Na konferencji prasowej w Brukseli komisarz ds. gospodarczych i walutowych Pierre Moscovici mówił, że Francja, Włochy i Belgia dostały więcej czasu na wypracowanie postępów, ale czas ten nie może być zmarnowany.
Jak wyjaśniał, wdrożone reformy powinny mieć wpływ na długofalowe zrównoważenie finansów publicznych. Moscovici. który jest Francuzem, ocenił, że w przypadku Francji sytuacja najpewniej nie będzie się poprawiała wystarczająco szybko.
Wiceprzewodniczący KE ds. euro Valdis Dombrovskis podkreślał, że w państwach, które otrzymały dodatkowy czas, są problemy zarówno z konkurencyjnością gospodarki jak i trendami fiskalnymi. Dodał, że wnioski w ich sprawie będą wyciągane na postawie rzeczywistych, dostępnych w marcu danych, a nie prognoz gospodarczych które KE ma teraz.

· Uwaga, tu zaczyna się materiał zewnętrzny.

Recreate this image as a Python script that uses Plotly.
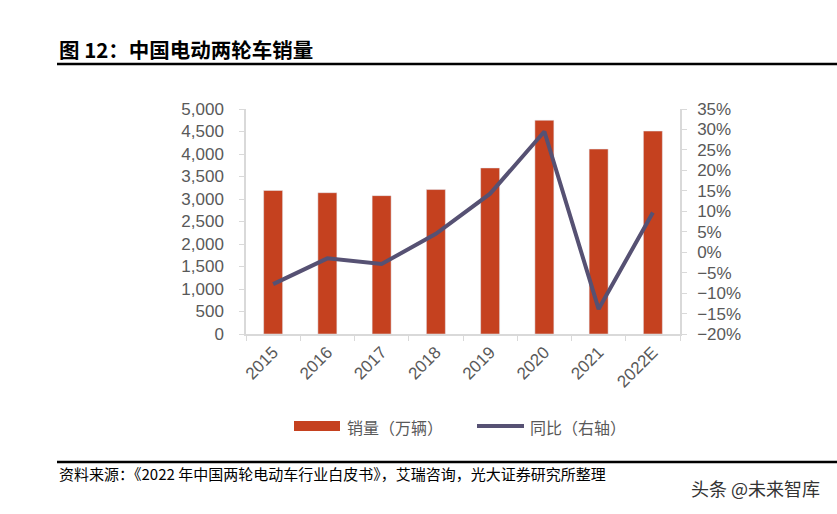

Komisja może wystąpić o ukaranie Francji w ramach procedury nadmiernego deficytu, którą kraj ten jest objęty od 2009 r. Paryż już raz dostał dodatkowy czas na zredukowanie deficytu do 3 proc. Wydłużono termin do 2015 r., jednak z przesłanego do Brukseli projektu budżetu na przyszły rok wynikało, że Francja chce osiągnąć ten cel dopiero w 2017 r. Z powodu dużego ryzyka odrzucenia propozycji przez KE Paryż obiecał jednak dalsze środki oszczędnościowe, które mają zmniejszyć deficyt o 3,6 mld euro.
W przypadku Włoch jak i Belgii problemem jest rosnący dług publiczny, którego wysokość już dawno przekroczyła 60 proc. PKB. Kraje te w odróżnieniu od Francji nie są objęte procedurą nadmiernego deficytu. Komisarz Dombrovskis podkreślał, że wszystkie decyzje polityczne (czyli potencjalne kary) są jednak możliwe wiosną.
Poza tymi państwami na ryzyko niezgodności z paktem stabilności i wzrostu narażone są również Hiszpania, Malta, Austria i Portugalia. Z kolei prymusami eurostrefy, które przedstawiły najlepsze projekty budżetów są Niemcy, Irlandia, Luksemburg, Słowacja i Holandia.
KE po przeanalizowaniu 16 projektów budżetów państw oświadczyła, że w strefie euro spodziewany jest spadek deficytu. Łączny deficyt po spadku poniżej 3 proc. PKB w 2013 r. (co mało po raz pierwszy miejsce od 2008 r.), zmniejszy się do 2,6 proc. PKB w 2014 r. W 2015 r. deficytu 16 państw ma wynosić 2,2 proc. ich PKB.
Stabilny ma za to postawać dług publiczny. Według wstępnych planów budżetowych, planowany łączny wskaźnik zadłużenia ma pozostawać na poziomie przekraczającym nieco 90 proc. PKB. Komisja przewiduje nieznaczny wzrost z 93,1 proc. w 2014 roku do 93,6 proc. w 2015 r.
KE dokonała oceny wstępnych planów budżetowych państw strefy euro na następny rok po raz drugi. Francja była pod największą presją innych krajów UE, zwłaszcza Niemiec, by mocniej zacisnąć pasa i dostosować budżet na 2015 r. do zasad obowiązujących w UE.